Africa’s most notorious playboy in international court with france.
France has been accused of violating the sovereign rights of Equatorial Guinea in a case filed by Teodoro Nguema Obiang Mangue, the wealthy playboy son of Africa's longest serving leader.
Obiang, 48, is the son of Equatorial Guinea’s president, and he is also the country’s vice-president. He was first charged by France more than 10 years ago in an international money laundering case. Over the years, Obiang, who is best known as Teodorin, has built a reputation as an international playboy with a luxurious lifestyle, glamorous models and expensive motorbikes, all regularly documented on his popular Instagram page.
He brought a case against France to the International Court of Justice in 2016 in response to the original suit. France has since sentenced Teodorin for three years on corruption charges.
The case has been a tug of war between France and the oil-rich Equatorial Guinea, culminating in a four-day hearing at The Hague earlier in February. A 2009 complaint filed by Transparency International France against president Obiang Nguema on similar charges of money laundering was initially dismissed on the basis that activists could not bring a case against national leaders. A 2010 ruling, however, allowed the charges to be brought.

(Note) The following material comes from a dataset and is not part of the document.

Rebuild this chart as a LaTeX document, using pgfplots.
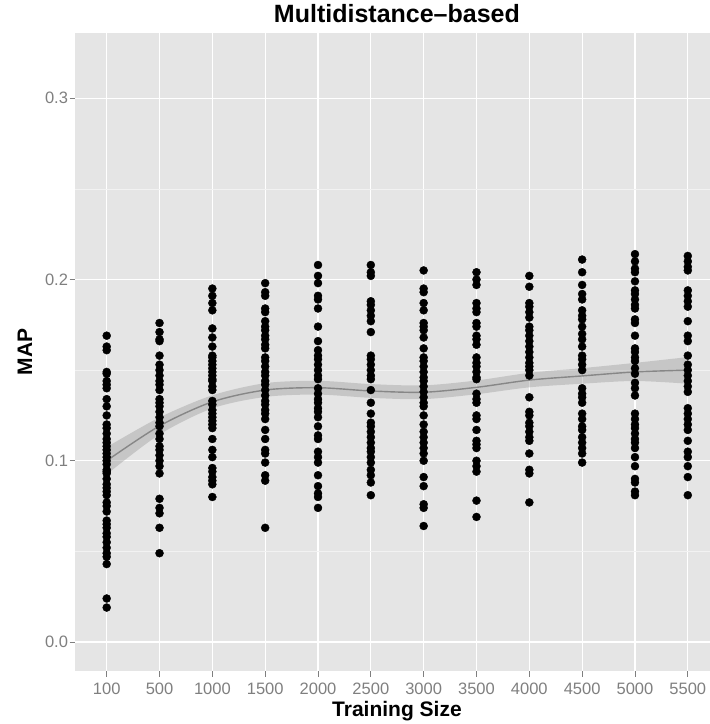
\documentclass[border=0pt]{standalone}
\usepackage{pgfplots}
\pgfplotsset{compat=1.18}
\usepgfplotslibrary{fillbetween}
\usepackage{fontspec}
\setmainfont{Liberation Sans}
\definecolor{panel}{RGB}{229,229,229}
\definecolor{minorgrid}{RGB}{242,242,242}
\definecolor{ticklab}{RGB}{127,127,127}
\definecolor{smoothline}{RGB}{135,135,135}
\definecolor{bandfill}{RGB}{153,153,153}

\pgfplotstableread{
x y
0 0.169
0 0.163
0 0.161
0 0.149
0 0.148
0 0.144
0 0.142
0 0.140
0 0.134
0 0.130
0 0.125
0 0.120
0 0.118
0 0.115
0 0.112
0 0.110
0 0.108
0 0.106
0 0.104
0 0.102
0 0.100
0 0.098
0 0.095
0 0.094
0 0.093
0 0.090
0 0.087
0 0.085
0 0.083
0 0.081
0 0.077
0 0.075
0 0.072
0 0.067
0 0.065
0 0.063
0 0.060
0 0.058
0 0.055
0 0.052
0 0.049
0 0.047
0 0.043
0 0.024
0 0.019
1 0.176
1 0.171
1 0.167
1 0.166
1 0.158
1 0.153
1 0.150
1 0.147
1 0.144
1 0.142
1 0.139
1 0.134
1 0.132
1 0.130
1 0.127
1 0.124
1 0.121
1 0.119
1 0.115
1 0.112
1 0.108
1 0.106
1 0.103
1 0.100
1 0.097
1 0.093
1 0.079
1 0.074
1 0.071
1 0.063
1 0.049
2 0.195
2 0.191
2 0.187
2 0.183
2 0.173
2 0.168
2 0.163
2 0.158
2 0.157
2 0.155
2 0.153
2 0.151
2 0.149
2 0.147
2 0.145
2 0.144
2 0.141
2 0.139
2 0.133
2 0.131
2 0.128
2 0.126
2 0.124
2 0.122
2 0.120
2 0.118
2 0.112
2 0.106
2 0.102
2 0.096
2 0.094
2 0.091
2 0.089
2 0.087
2 0.080
3 0.198
3 0.193
3 0.191
3 0.184
3 0.182
3 0.177
3 0.174
3 0.172
3 0.169
3 0.167
3 0.164
3 0.162
3 0.157
3 0.155
3 0.152
3 0.149
3 0.147
3 0.144
3 0.142
3 0.139
3 0.136
3 0.133
3 0.131
3 0.128
3 0.126
3 0.123
3 0.117
3 0.112
3 0.106
3 0.104
3 0.099
3 0.092
3 0.089
3 0.063
4 0.208
4 0.202
4 0.198
4 0.191
4 0.189
4 0.184
4 0.174
4 0.166
4 0.161
4 0.158
4 0.156
4 0.153
4 0.150
4 0.147
4 0.145
4 0.140
4 0.137
4 0.134
4 0.132
4 0.129
4 0.127
4 0.124
4 0.119
4 0.114
4 0.112
4 0.105
4 0.102
4 0.099
4 0.092
4 0.086
4 0.082
4 0.080
4 0.074
5 0.208
5 0.204
5 0.202
5 0.188
5 0.186
5 0.183
5 0.180
5 0.177
5 0.171
5 0.158
5 0.156
5 0.153
5 0.150
5 0.147
5 0.145
5 0.139
5 0.132
5 0.126
5 0.121
5 0.119
5 0.116
5 0.113
5 0.110
5 0.107
5 0.105
5 0.102
5 0.099
5 0.095
5 0.092
5 0.088
5 0.081
6 0.205
6 0.195
6 0.193
6 0.187
6 0.183
6 0.176
6 0.174
6 0.172
6 0.168
6 0.162
6 0.157
6 0.155
6 0.152
6 0.149
6 0.146
6 0.144
6 0.141
6 0.138
6 0.135
6 0.132
6 0.130
6 0.125
6 0.120
6 0.116
6 0.113
6 0.110
6 0.107
6 0.104
6 0.100
6 0.091
6 0.086
6 0.076
6 0.074
6 0.064
7 0.204
7 0.200
7 0.197
7 0.187
7 0.184
7 0.182
7 0.176
7 0.174
7 0.169
7 0.167
7 0.164
7 0.157
7 0.154
7 0.152
7 0.149
7 0.146
7 0.145
7 0.137
7 0.134
7 0.132
7 0.125
7 0.123
7 0.117
7 0.111
7 0.109
7 0.107
7 0.100
7 0.097
7 0.094
7 0.078
7 0.069
8 0.202
8 0.196
8 0.187
8 0.185
8 0.182
8 0.179
8 0.174
8 0.172
8 0.169
8 0.166
8 0.163
8 0.160
8 0.157
8 0.154
8 0.152
8 0.150
8 0.147
8 0.135
8 0.127
8 0.125
8 0.121
8 0.119
8 0.116
8 0.113
8 0.111
8 0.104
8 0.095
8 0.093
8 0.077
9 0.211
9 0.204
9 0.197
9 0.192
9 0.189
9 0.183
9 0.180
9 0.178
9 0.174
9 0.170
9 0.167
9 0.163
9 0.158
9 0.156
9 0.153
9 0.150
9 0.140
9 0.137
9 0.135
9 0.132
9 0.126
9 0.123
9 0.119
9 0.117
9 0.113
9 0.110
9 0.107
9 0.104
9 0.099
10 0.214
10 0.210
10 0.206
10 0.204
10 0.199
10 0.194
10 0.192
10 0.189
10 0.186
10 0.184
10 0.178
10 0.176
10 0.169
10 0.162
10 0.160
10 0.157
10 0.155
10 0.151
10 0.148
10 0.143
10 0.140
10 0.136
10 0.126
10 0.123
10 0.120
10 0.118
10 0.115
10 0.112
10 0.110
10 0.107
10 0.102
10 0.097
10 0.090
10 0.088
10 0.083
10 0.081
11 0.213
11 0.210
11 0.207
11 0.205
11 0.194
11 0.191
11 0.188
11 0.185
11 0.177
11 0.169
11 0.166
11 0.158
11 0.153
11 0.150
11 0.147
11 0.144
11 0.141
11 0.138
11 0.129
11 0.126
11 0.123
11 0.120
11 0.117
11 0.111
11 0.105
11 0.102
11 0.097
11 0.091
11 0.081
}\points

\pgfplotstableread{
x mid lo hi
0 0.1000 0.0925 0.1075
1 0.1192 0.1145 0.1239
2 0.1325 0.1289 0.1361
3 0.1390 0.1352 0.1428
4 0.1403 0.1365 0.1441
5 0.1385 0.1347 0.1423
6 0.1378 0.1340 0.1416
7 0.1405 0.1367 0.1443
8 0.1445 0.1405 0.1485
9 0.1468 0.1425 0.1511
10 0.1490 0.1440 0.1540
11 0.1500 0.1425 0.1572
}\smoothfit

\begin{document}
\begin{tikzpicture}
\begin{axis}[
  set layers,
  scale only axis,
  width=635pt, height=638pt,
  xmin=-0.6, xmax=11.42,
  ymin=-0.016, ymax=0.336,
  axis background/.style={fill=panel},
  axis line style={draw=none},
  xtick={0,1,2,3,4,5,6,7,8,9,10,11},
  xticklabels={100,500,1000,1500,2000,2500,3000,3500,4000,4500,5000,5500},
  ytick={0,0.1,0.2,0.3},
  yticklabels={0.0,0.1,0.2,0.3},
  minor ytick={0.05,0.15,0.25},
  xmajorgrids, ymajorgrids, yminorgrids,
  major grid style={white, line width=1.2pt},
  minor grid style={minorgrid, line width=0.6pt},
  tick pos=left,
  tick align=outside,
  major tick length=5.5pt,
  minor tick length=0pt,
  major tick style={ticklab, line width=0.8pt},
  minor tick style={draw=none},
  ticklabel style={font=\fontsize{16.5}{19}\selectfont, text=ticklab},
  xticklabel style={yshift=-3pt},
  yticklabel style={xshift=2pt},
  title={Multidistance--based},
  title style={at={(axis description cs:0.507,1.021)}, anchor=center, font=\bfseries\fontsize{25}{29}\selectfont},
  xlabel={Training Size},
  xlabel style={at={(axis description cs:0.507,-0.063)}, anchor=center, font=\bfseries\fontsize{21}{25}\selectfont},
  ylabel={MAP},
  ylabel style={at={(axis description cs:-0.0787,0.5)}, anchor=center, font=\bfseries\fontsize{21}{25}\selectfont},
]
\addplot[on layer=pre main, only marks, mark=*, mark size=4pt, black] table[x=x, y=y] {\points};
\addplot[name path=up, draw=none, smooth, forget plot] table[x=x, y=hi] {\smoothfit};
\addplot[name path=lo, draw=none, smooth, forget plot] table[x=x, y=lo] {\smoothfit};
\addplot[bandfill, fill opacity=0.4, draw=none] fill between[of=up and lo];
\addplot[smoothline, line width=1.4pt, smooth] table[x=x, y=mid] {\smoothfit};
\end{axis}
\pgfresetboundingbox
\path[use as bounding box] ([xshift=-75pt,yshift=-53pt]current axis.south west) rectangle ([yshift=33pt]current axis.north east);
\end{tikzpicture}
\end{document}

In a trial that spanned years and investigated allegations that Teodorin embezzled from his country to buy expensive cars, property and other assets in France, he denied all the charges. And then, in 2016, he brought a case against France at the ICJ at The Hague to halt the case; in December of that year, a top UN court a top United Nations court said it did not have the jurisdiction to do so.
Obiang's seized cars. |
In 2017, he was prosecuted by France, and ordered to confiscate more than 100 million euros worth of his French assets. At last week’s hearing at The Hague, which proceeded despite Teodorin's prosecution last year, the two countries continued their diplomatic tug of war, with Equatorial Guinea blasting France’s ruling as a “flagrant violation of international law”, while France maintained that the ICJ did not have the jurisdiction to interfere in the case, and urged them to throw out the case.
The prosecution of Teodorin may have brought some respite for many citizens often deemed to be at the mercy of a nation with extreme oil-rich wealth, and one of the worst dictators on the continent. During the case where France prosecuted Teodorin last year, locals from Equatorial Guinea—a political watchdog of the country EG Justice, as well as a journalist in exile—insisted the people of the country were “held hostage by the Obiang family.”